How many people spoke up?
Nearly 700 people from Birmingham and Solihull shared their views with their local Healthwatch on how extra money could be used to improve their local health services.
The local Healthwatch worked hard to engage people from across the community, holding focus groups with particular groups, including people with sight or hearing loss or learning disability and carers.
What changes do people want to see?
People told Healthwatch how their ability to self-care would be improved by more control and choice over decisions and more health education.
In focus: Information you can trust
People who took part in the local focus groups said that they wanted the NHS to help people access easy-to-understand information they could trust, and which could help them care more for themselves.

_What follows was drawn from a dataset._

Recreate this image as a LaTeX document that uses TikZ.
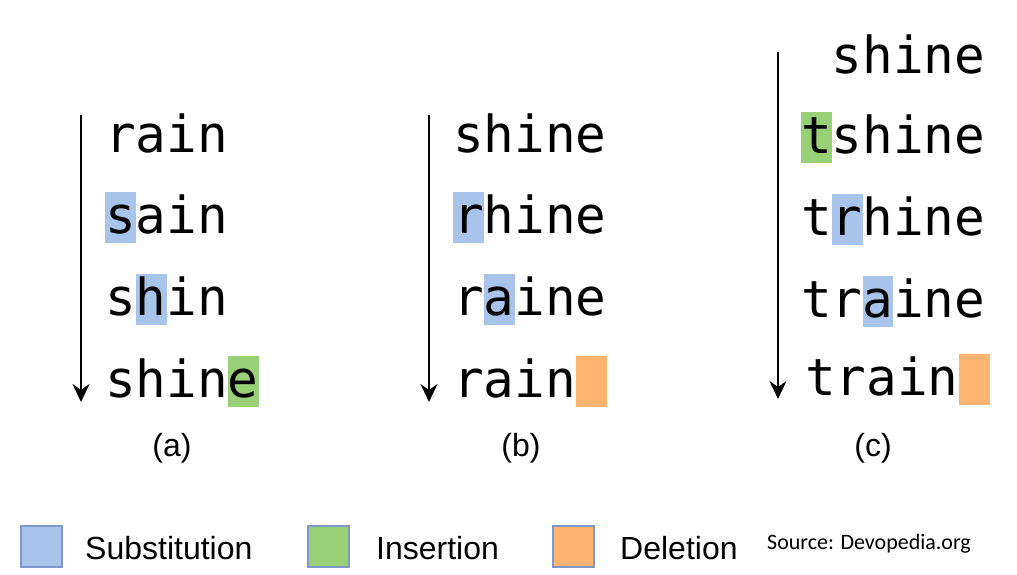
\documentclass[tikz,border=0pt]{standalone}
\usepackage{fontspec}
\setmainfont{Liberation Sans}
\newfontfamily\monof{DejaVu Sans Mono}
\newfontfamily\srcf{Carlito}
\usetikzlibrary{arrows.meta}
\definecolor{subc}{HTML}{A9C4EB}
\definecolor{insc}{HTML}{97D077}
\definecolor{delc}{HTML}{FFB570}
\definecolor{legb}{HTML}{7C98C8}
\tikzset{
  word/.style={anchor=base west, inner sep=0pt, outer sep=0pt, font=\monof\fontsize{51}{60}\selectfont},
  sublabel/.style={anchor=base, inner sep=0pt, font=\fontsize{32}{38}\selectfont},
  legtxt/.style={anchor=base west, inner sep=0pt, font=\fontsize{32}{38}\selectfont},
  srctxt/.style={anchor=base west, inner sep=0pt, font=\srcf\fontsize{22}{26}\selectfont},
  arr/.style={line width=2pt, -{Stealth[length=18pt,width=17pt,inset=6pt]}},
  hl/.style={inner sep=0pt, outer sep=0pt, minimum width=30.75pt, minimum height=51pt, anchor=south west, draw=none},
  legbox/.style={inner sep=0pt, minimum width=41pt, minimum height=41pt, anchor=north west, draw=legb, line width=2pt},
}
\begin{document}
\begin{tikzpicture}[x=1pt,y=-1pt]
\useasboundingbox (0,0) rectangle (1017,574);
% ---------- (a) ----------
\node[hl, fill=subc] (ha1) at (105,243) {};
\node[hl, fill=subc] (ha2) at (135.75,325) {};
\node[hl, fill=insc] (ha3) at (228,407) {};
\node[word] (wa1) at (105,152) {rain};
\node[word] (wa2) at (105,233) {sain};
\node[word] (wa3) at (105,315) {shin};
\node[word] (wa4) at (105,397) {shine};
\coordinate (aa1) at (81,115);
\coordinate (aa2) at (81,402);
\draw[arr] (aa1) -- (aa2);
\node[sublabel] (la) at (172,456) {(a)};
% ---------- (b) ----------
\node[hl, fill=subc] (hb1) at (453,243) {};
\node[hl, fill=subc] (hb2) at (483.75,325) {};
\node[hl, fill=delc] (hb3) at (576,407) {};
\node[word] (wb1) at (453,152) {shine};
\node[word] (wb2) at (453,233) {rhine};
\node[word] (wb3) at (453,315) {raine};
\node[word] (wb4) at (453,397) {rain};
\coordinate (ab1) at (429,115);
\coordinate (ab2) at (429,402);
\draw[arr] (ab1) -- (ab2);
\node[sublabel] (lb) at (521,456) {(b)};
% ---------- (c) ----------
\node[hl, fill=insc] (hc1) at (801,163) {};
\node[hl, fill=subc] (hc2) at (831.75,245) {};
\node[hl, fill=subc] (hc3) at (862.5,327) {};
\node[hl, fill=delc] (hc4) at (959,405) {};
\node[word] (wc0) at (831.75,73) {shine};
\node[word] (wc1) at (801,153) {tshine};
\node[word] (wc2) at (801,235) {trhine};
\node[word] (wc3) at (801,317) {traine};
\node[word] (wc4) at (805,395) {train};
\coordinate (ac1) at (778,52);
\coordinate (ac2) at (778,399);
\draw[arr] (ac1) -- (ac2);
\node[sublabel] (lc) at (873,456) {(c)};
% ---------- legend ----------
\node[legbox, fill=subc] (k1) at (20,525) {};
\node[legtxt] (t1) at (85,559) {Substitution};
\node[legbox, fill=insc] (k2) at (307,525) {};
\node[legtxt] (t2) at (376,559) {Insertion};
\node[legbox, fill=delc] (k3) at (552,525) {};
\node[legtxt] (t3) at (620,559) {Deletion};
\node[srctxt] (src) at (767,549) {Source: Devopedia.org};
\end{tikzpicture}
\end{document}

Local people said that trustworthy information which can help them make decisions could be hard to find and access. Hurdles that people shared included:
- Older people not being able to access the internet easily or not knowing how to use some apps and phones
- Feeling overloaded by the amount of information available if you do have internet access
- Not knowing if the information you then find is correct
- Not knowing how to act on the information you have been given – for example using food labels to guide food choices.
People said that the NHS could help by directing people to more trustworthy information or by making more support available through services like NHS 111 and pharmacists.
Response from the Birmingham and Solihull Sustainability and Transformation Partnership (STP):
The STP’s ambition to help people to help themselves to live long, happy and independent lives, requires us to understand and act on what really matters to them. This report will help us to do just that.